**WHAT THE TASK REQUIRES:** Without the pictures, output the lines of the material from the very first through the one that holds "ph = H - T - B".

━━━━━━━━━━━━━━━━

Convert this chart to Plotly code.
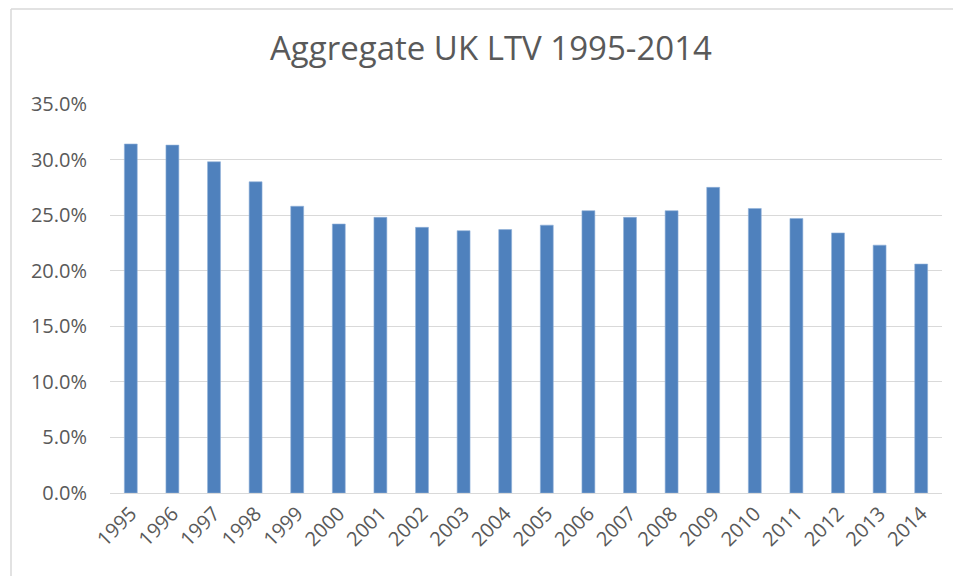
import plotly.graph_objects as go

years = ["1995", "1996", "1997", "1998", "1999", "2000", "2001", "2002", "2003", "2004",
         "2005", "2006", "2007", "2008", "2009", "2010", "2011", "2012", "2013", "2014"]
ltv = [0.314, 0.313, 0.298, 0.280, 0.258, 0.242, 0.248, 0.239, 0.236, 0.237,
       0.241, 0.254, 0.248, 0.254, 0.275, 0.256, 0.247, 0.234, 0.223, 0.206]
y_ticks = [0, 0.05, 0.10, 0.15, 0.20, 0.25, 0.30, 0.35]

# page body has an 8px margin; work in page coordinates and offset
OFF = 8
W, H = 961 - OFF, 576 - OFF
L, R, T, B = 110 - OFF, 19, 104 - OFF, 83
pw = W - L - R
ph = H - T - B

fig = go.Figure(go.Bar(
    x=years, y=ltv,
    marker=dict(color="#4F81BD", line=dict(color="#8fb0d9", width=0.6)),
))

font_family = "Open Sans, Liberation Sans, sans-serif"
fig.update_layout(
    width=W, height=H,
    margin=dict(l=L, r=R, t=T, b=B),
    paper_bgcolor="white", plot_bgcolor="white",
    bargap=0.69,
    showlegend=False,
    font=dict(family=font_family, color="#595959", size=20),
    xaxis=dict(type="category", tickangle=-45, showgrid=False, ticks="",
               showline=True, linecolor="#d9d9d9", linewidth=1, automargin=False,
               tickfont=dict(size=20, color="#595959")),
    yaxis=dict(range=[0, 0.35], tickvals=y_ticks, tickformat=".1%",
               showgrid=True, gridcolor="#d9d9d9", gridwidth=1, automargin=False,
               zeroline=False, showline=False, ticks="", ticklen=0,
               tickfont=dict(size=20, color="#595959")),
)
fig.update_yaxes(ticklabelstandoff=22)

# title centred over chart area
fig.add_annotation(
    text="Aggregate UK LTV 1995-2014",
    xref="paper", yref="paper",
    x=(491 - 110) / pw, y=1 + (104 - 47) / ph,
    xanchor="center", yanchor="middle", showarrow=False,
    font=dict(size=33, color="#595959", family=font_family),
)

# chart area border (left and top visible)
bx = (11 - 110) / pw
by = 1 + (104 - 9) / ph
fig.add_shape(type="line", xref="paper", yref="paper",
              x0=bx, x1=bx, y0=-(576 - 104) / ph, y1=by,
              line=dict(color="#d9d9d9", width=1.5))
fig.add_shape(type="line", xref="paper", yref="paper",
              x0=bx, x1=1 + (R + 5) / pw, y0=by, y1=by,
              line=dict(color="#d9d9d9", width=1.5))

fig.write_html("out.html")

━━━━━━━━━━━━━━━━

**OUTPUT OF THE EXERCISE:**
Convert this chart to Plotly code.
import plotly.graph_objects as go

years = ["1995", "1996", "1997", "1998", "1999", "2000", "2001", "2002", "2003", "2004",
         "2005", "2006", "2007", "2008", "2009", "2010", "2011", "2012", "2013", "2014"]
ltv = [0.314, 0.313, 0.298, 0.280, 0.258, 0.242, 0.248, 0.239, 0.236, 0.237,
       0.241, 0.254, 0.248, 0.254, 0.275, 0.256, 0.247, 0.234, 0.223, 0.206]
y_ticks = [0, 0.05, 0.10, 0.15, 0.20, 0.25, 0.30, 0.35]

# page body has an 8px margin; work in page coordinates and offset
OFF = 8
W, H = 961 - OFF, 576 - OFF
L, R, T, B = 110 - OFF, 19, 104 - OFF, 83
pw = W - L - R
ph = H - T - B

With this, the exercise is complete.